Heavy Burden by Jeffrey Toobin {ACA & the supremes}

http://www.newyorker.com/talk/comment/2012/04/09/120409taco_talk_toobin

It’s well known by now that Donald Verrilli, Jr., the Solicitor General, had an off day at the Supreme Court last Tuesday, when he was called on to defend the constitutionality of the individual mandate, the part of the Affordable Care Act which requires people to buy health insurance. Still, it’s worth noting the magnitude of the challenge that he was facing. The key issue in the case is whether Congress, in passing the law, exceeded its powers under the Commerce Clause of the Constitution, which allows the government to regulate interstate commerce. Consider, then, this question, posed to Verrilli by Justice Anthony M. Kennedy: “Assume for the moment that this”—the mandate—“is unprecedented, this is a step beyond what our cases have allowed, the affirmative duty to act to go into commerce. If that is so, do you not have a heavy burden of justification?” Every premise of that question was a misperception.
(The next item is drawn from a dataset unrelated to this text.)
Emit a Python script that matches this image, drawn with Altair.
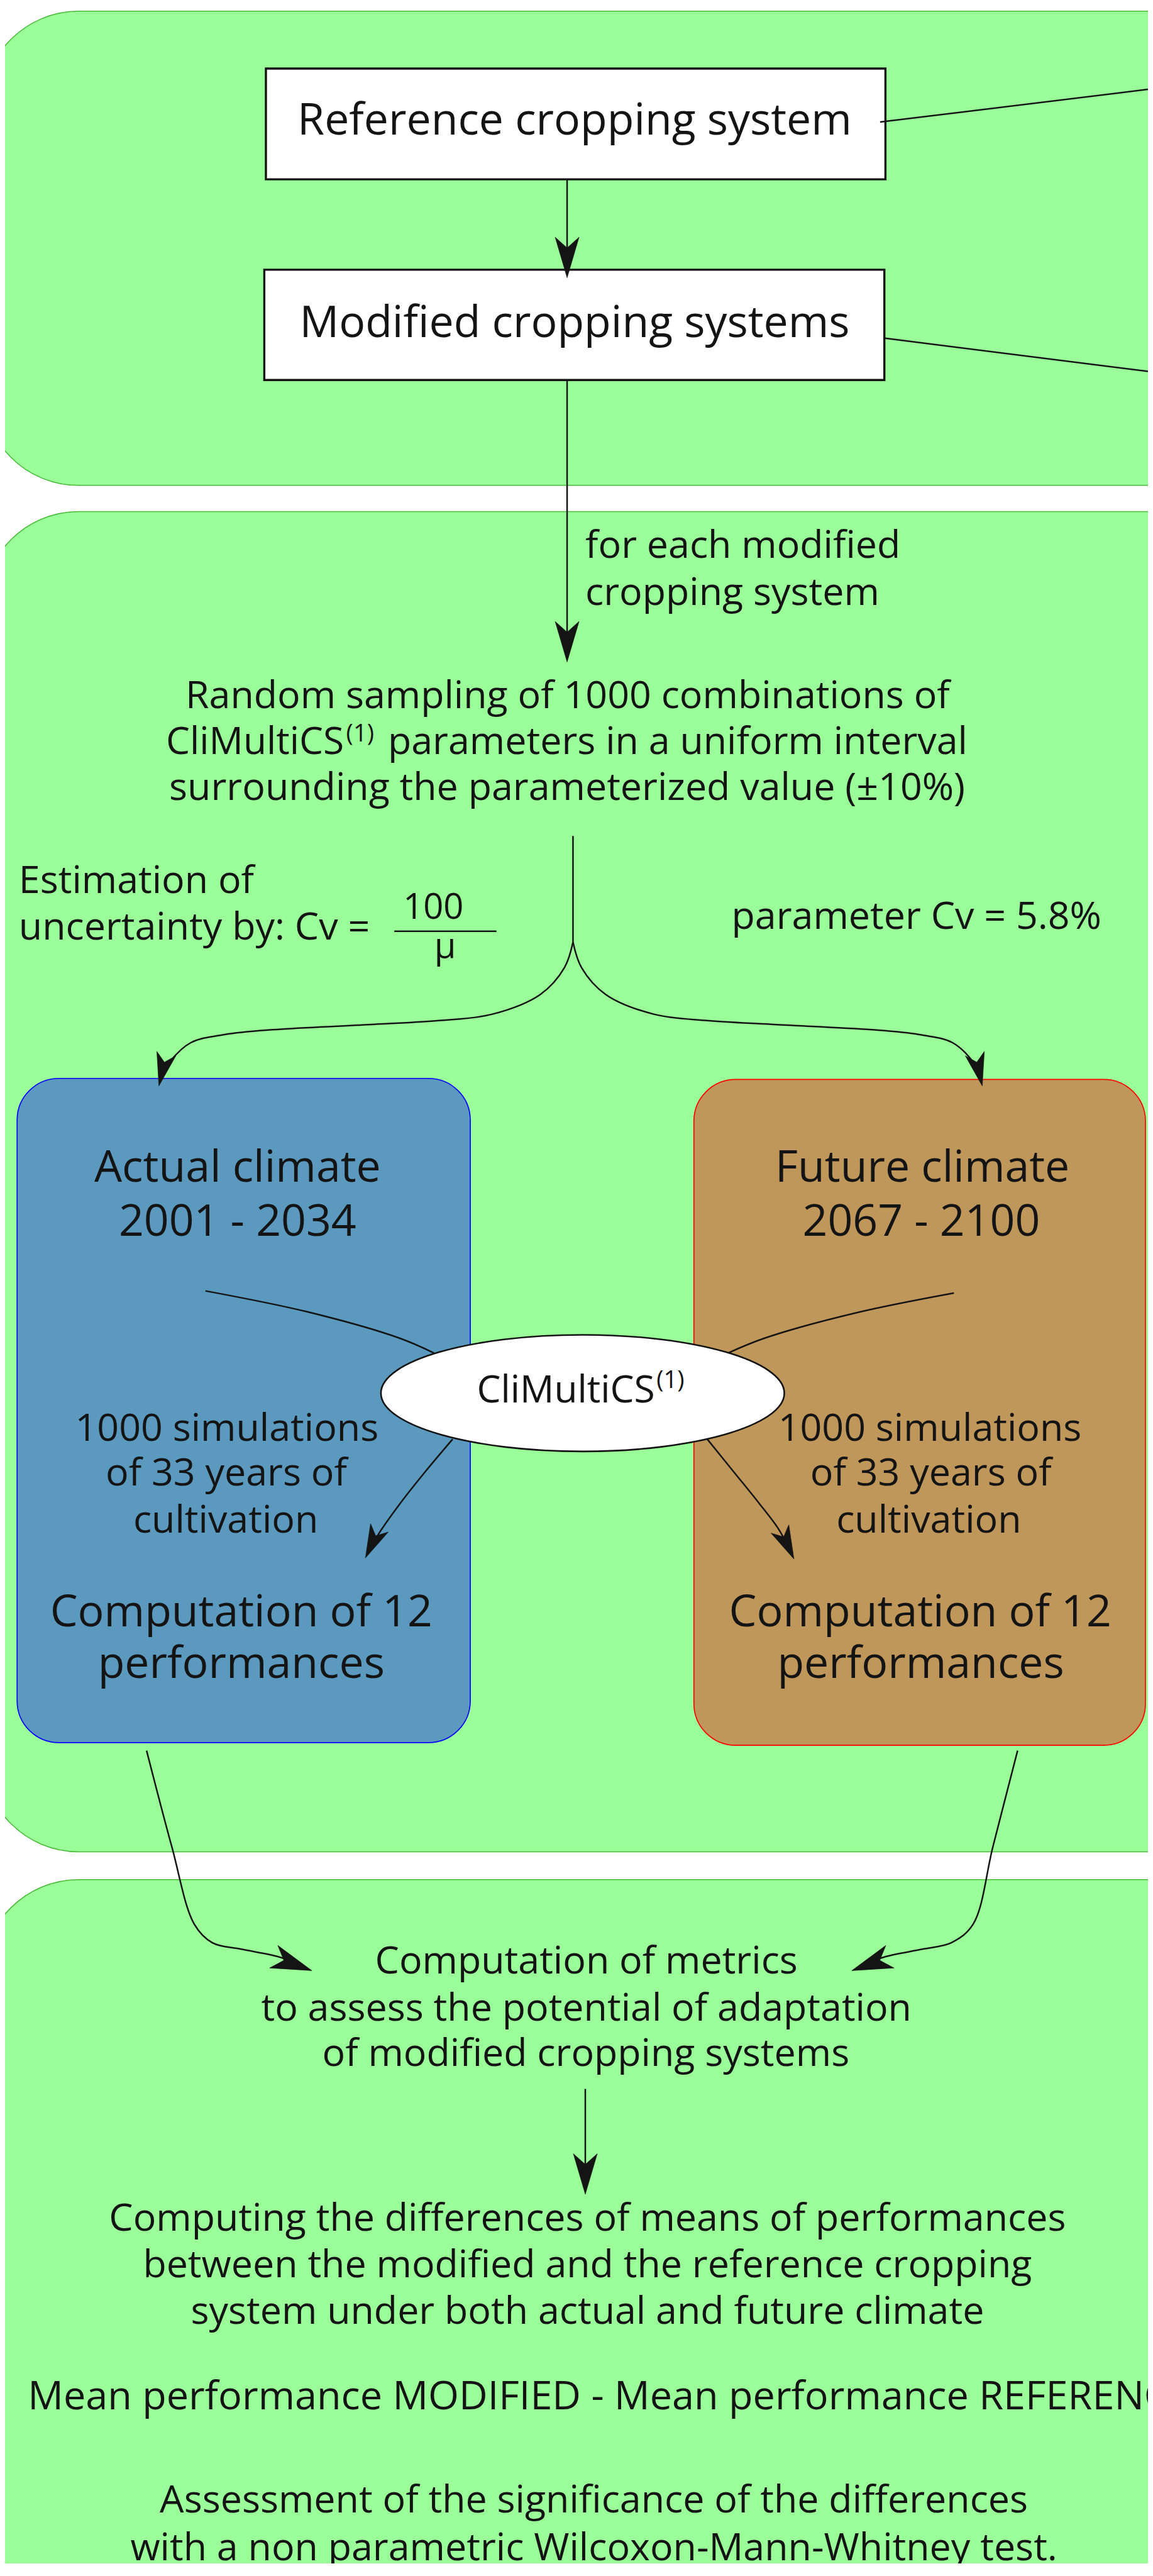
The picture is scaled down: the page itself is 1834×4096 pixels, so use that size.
import altair as alt
import pandas as pd

# ---------------------------------------------------------------
# scale: reference px -> output px (plot kept inside the page's 8px margins)
S = 0.851
W, H = 1818, 4068
X0 = 8 / S                 # reference px hidden by the page margin
Y0 = 8 / S

INK = "#141414"
FONT = "Open Sans"

# ---------------------------------------------------------------
# DATA (positions, in reference pixels)
panel_x = [-32, -32, -32]
panel_x2 = [2700, 2700, 2700]
panel_y = [21, 956, 3512]
panel_y2 = [907, 3460, 5400]

box_x = [497, 494]
box_x2 = [1655, 1653]
box_y = [128, 504]
box_y2 = [335, 710]

climate_x = [32, 1297]
climate_x2 = [879, 2141]
climate_y = [2015, 2017]
climate_y2 = [3256, 3261]
climate_fill = ["#5b99bf", "#c0975a"]
climate_edge = ["#0000ff", "#ff0000"]

ellipse_x = [1089]
ellipse_y = [2603]

# connectors
ref_out_x = [1645, 2170]
ref_out_y = [228, 164]
mod_out_x = [1654, 2170]
mod_out_y = [632, 697]
ref_mod_x = [1060, 1060]
ref_mod_y = [335, 500]
mod_rand_x = [1060, 1060]
mod_rand_y = [710, 1220]
stem_x = [1071, 1071]
stem_y = [1562, 1760]
branch_l_x = [1071, 1055, 1010, 920, 820, 700, 510, 420, 357, 318, 302]
branch_l_y = [1760, 1808, 1858, 1895, 1907, 1914, 1924, 1933, 1948, 1983, 2010]
branch_r_x = [1071, 1087, 1132, 1222, 1322, 1442, 1630, 1718, 1780, 1818, 1832]
branch_r_y = [1760, 1808, 1858, 1895, 1907, 1914, 1924, 1933, 1948, 1983, 2010]
act_in_x = [384, 574, 746, 811]
act_in_y = [2412, 2451, 2500, 2528]
fut_in_x = [1783, 1600, 1430, 1361]
fut_in_y = [2416, 2453, 2500, 2528]
act_out_x = [846, 793, 748, 707, 692]
act_out_y = [2689, 2752, 2809, 2867, 2893]
fut_out_x = [1322, 1373, 1419, 1454, 1476]
fut_out_y = [2689, 2752, 2809, 2855, 2895]
blue_down_x = [274, 321, 363, 397, 451, 520, 560]
blue_down_y = [3271, 3450, 3595, 3630, 3642, 3656, 3671]
brown_down_x = [1902, 1856, 1819, 1778, 1724, 1655, 1615]
brown_down_y = [3271, 3450, 3595, 3630, 3642, 3656, 3671]
metrics_x = [1094, 1094]
metrics_y = [3903, 4085]
frac_x = [737, 928]
frac_y = [1740, 1740]

# arrow heads (tip position and pointing direction, degrees clockwise from up)
big_arrow_x = [1060, 1060, 583, 1592, 1094]
big_arrow_y = [519, 1237, 3682, 3682, 4100]
big_arrow_angle = [180, 180, 110, 250, 180]
small_arrow_x = [297, 1836, 683, 1484]
small_arrow_y = [2029, 2029, 2911, 2913]
small_arrow_angle = [193, 167, 205, 155]

# texts
head_text = ["Reference cropping system", "Modified cropping systems",
             "Actual climate", "2001 - 2034", "Future climate", "2067 - 2100",
             "Computation of 12", "performances", "Computation of 12", "performances"]
head_x = [1074, 1074, 444, 444, 1724, 1722, 451, 451, 1720, 1721]
head_y = [252, 630, 2208, 2309, 2208, 2309, 3039, 3135, 3039, 3135]

body_text = ["Random sampling of 1000 combinations of",
             "surrounding the parameterized value (\u00b110%)",
             "parameter Cv = 5.8%",
             "1000 simulations", "of 33 years of", "cultivation",
             "1000 simulations", "of 33 years of", "cultivation",
             "Computation of metrics", "to assess the potential of adaptation",
             "of modified cropping systems",
             "Computing the differences of means of performances",
             "between the modified and the reference cropping",
             "system under both actual and future climate",
             "Assessment of the significance of the differences",
             "with a non parametric Wilcoxon-Mann-Whitney test."]
body_x = [1061, 1060, 1713, 424, 423, 422, 1738, 1740, 1736,
          1096, 1096, 1095, 1098, 1098, 1098, 1110, 1110]
body_y = [1323, 1495, 1736, 2692, 2775, 2864, 2692, 2775, 2864,
          3688, 3775, 3860, 4168, 4255, 4342, 4694, 4784]

left_text = ["for each modified", "cropping system", "Estimation of",
             "uncertainty by: Cv =", "parameters in a uniform interval"]
left_x = [1094, 1094, 35, 35, 725]
left_y = [1042, 1131, 1669, 1755, 1409]

formula_text = ["Mean performance MODIFIED - Mean performance REFERENCE"]
formula_x = [52]
formula_y = [4502]

right_text = ["CliMultiCS", "CliMultiCS"]
right_x = [643, 1224]
right_y = [1409, 2620]

sup_text = ["(1)", "(1)"]
sup_x = [647, 1227]
sup_y = [1386, 2594]

frac_text = ["100", "\u03bc"]
frac_tx = [810, 832]
frac_ty = [1717, 1790]

# ---------------------------------------------------------------
xs = alt.Scale(domain=[X0, X0 + W / S], nice=False, zero=False)
ys = alt.Scale(domain=[Y0, Y0 + H / S], nice=False, zero=False, reverse=True)


def X(f="x"):
    return alt.X(f"{f}:Q", scale=xs, axis=None)


def Y(f="y"):
    return alt.Y(f"{f}:Q", scale=ys, axis=None)


panels = alt.Chart(pd.DataFrame({"x": panel_x, "x2": panel_x2, "y": panel_y, "y2": panel_y2})).mark_rect(
    fill="#9bff99", stroke="#45bb35", strokeWidth=1.5, cornerRadius=179 * S, clip=True
).encode(x=X(), x2="x2:Q", y=Y(), y2="y2:Q")

boxes = alt.Chart(pd.DataFrame({"x": box_x, "x2": box_x2, "y": box_y, "y2": box_y2})).mark_rect(
    fill="white", stroke=INK, strokeWidth=3.4, clip=True
).encode(x=X(), x2="x2:Q", y=Y(), y2="y2:Q")

climates = alt.Chart(pd.DataFrame({"x": climate_x, "x2": climate_x2, "y": climate_y, "y2": climate_y2,
                                   "f": climate_fill, "s": climate_edge})).mark_rect(
    strokeWidth=1.7, cornerRadius=78 * S, clip=True
).encode(x=X(), x2="x2:Q", y=Y(), y2="y2:Q",
         fill=alt.Fill("f:N", scale=None), stroke=alt.Stroke("s:N", scale=None))

conn = [
    ("ref_out", ref_out_x, ref_out_y), ("mod_out", mod_out_x, mod_out_y),
    ("ref_mod", ref_mod_x, ref_mod_y), ("mod_rand", mod_rand_x, mod_rand_y),
    ("stem", stem_x, stem_y), ("bl", branch_l_x, branch_l_y), ("br", branch_r_x, branch_r_y),
    ("ai", act_in_x, act_in_y), ("fi", fut_in_x, fut_in_y),
    ("ao", act_out_x, act_out_y), ("fo", fut_out_x, fut_out_y),
    ("bd", blue_down_x, blue_down_y), ("rd", brown_down_x, brown_down_y),
    ("met", metrics_x, metrics_y), ("frac", frac_x, frac_y),
]
rows = []
for name, cx, cy in conn:
    for k, (a, b) in enumerate(zip(cx, cy)):
        rows.append({"id": name, "k": k, "x": a, "y": b})

lines = alt.Chart(pd.DataFrame(rows)).mark_line(
    color=INK, strokeWidth=2.5, interpolate="catmull-rom", strokeCap="butt", clip=True
).encode(x=X(), y=Y(), detail="id:N", order="k:Q")

ARROW = "M0,0 L0.59,2 L0,1.47 L-0.59,2 Z"


def arrow_layer(xv, yv, av, length):
    df = pd.DataFrame({"x": xv, "y": yv, "a": av})
    return alt.Chart(df).mark_point(
        shape=ARROW, filled=True, fill=INK, stroke=INK, strokeWidth=0.6, opacity=1,
        size=(length * S) ** 2, clip=True
    ).encode(x=X(), y=Y(), angle=alt.Angle("a:Q", scale=None))


ELLIPSE = ("M-1,0 C-1,-0.1596 -0.5523,-0.289 0,-0.289 C0.5523,-0.289 1,-0.1596 1,0 "
           "C1,0.1596 0.5523,0.289 0,0.289 C-0.5523,0.289 -1,0.1596 -1,0 Z")
ellipse = alt.Chart(pd.DataFrame({"x": ellipse_x, "y": ellipse_y})).mark_point(
    shape=ELLIPSE, filled=True, fill="white", stroke=INK, strokeWidth=2.6, opacity=1,
    size=(2 * 377 * S) ** 2, clip=True
).encode(x=X(), y=Y())


def text_layer(labels, xv, yv, size, align):
    df = pd.DataFrame({"t": labels, "x": xv, "y": yv})
    return alt.Chart(df).mark_text(
        font=FONT, fontSize=size * S, align=align, baseline="alphabetic", color=INK, clip=True
    ).encode(x=X(), y=Y(), text="t:N")


chart = alt.layer(
    panels, climates, boxes, lines, ellipse,
    arrow_layer(big_arrow_x, big_arrow_y, big_arrow_angle, 76),
    arrow_layer(small_arrow_x, small_arrow_y, small_arrow_angle, 62),
    text_layer(head_text, head_x, head_y, 82, "center"),
    text_layer(body_text, body_x, body_y, 71.6, "center"),
    text_layer(left_text, left_x, left_y, 71.6, "left"),
    text_layer(formula_text, formula_x, formula_y, 74, "left"),
    text_layer(right_text, right_x, right_y, 71, "right"),
    text_layer(sup_text, sup_x, sup_y, 45, "left"),
    text_layer(frac_text, frac_tx, frac_ty, 66, "center"),
).properties(
    width=W, height=H, padding=0, autosize=alt.AutoSizeParams(type="none"), background="white"
).configure_view(stroke=None)

chart.save("out.html", embed_options={"renderer": "svg", "actions": False})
The involvement of the federal government in the health-care market is not unprecedented; it dates back nearly fifty years, to the passage of Medicare and Medicaid. The forty million uninsured Americans whose chances for coverage are riding on the outcome of the case are already entered “into commerce,” because others are likely to pay their health-care costs.

Kennedy’s last point, about the “heavy burden” on the government to defend the law, was correct—in 1935. That was when the Supreme Court, in deciding Schechter Poultry Corp. v. United States—a case involving the regulation of the sale of sick chickens—struck down the National Industrial Recovery Act, a principal domestic priority of President Franklin D. Roosevelt, on the ground that it violated the Commerce Clause. Two years later, however, the Court executed its famous “switch in time that saved the Nine” and began upholding the reforms of the New Deal. The Justices came to recognize that national economic problems require national solutions, and they deferred to Congress, usually unanimously, to provide those solutions, under the Commerce Clause.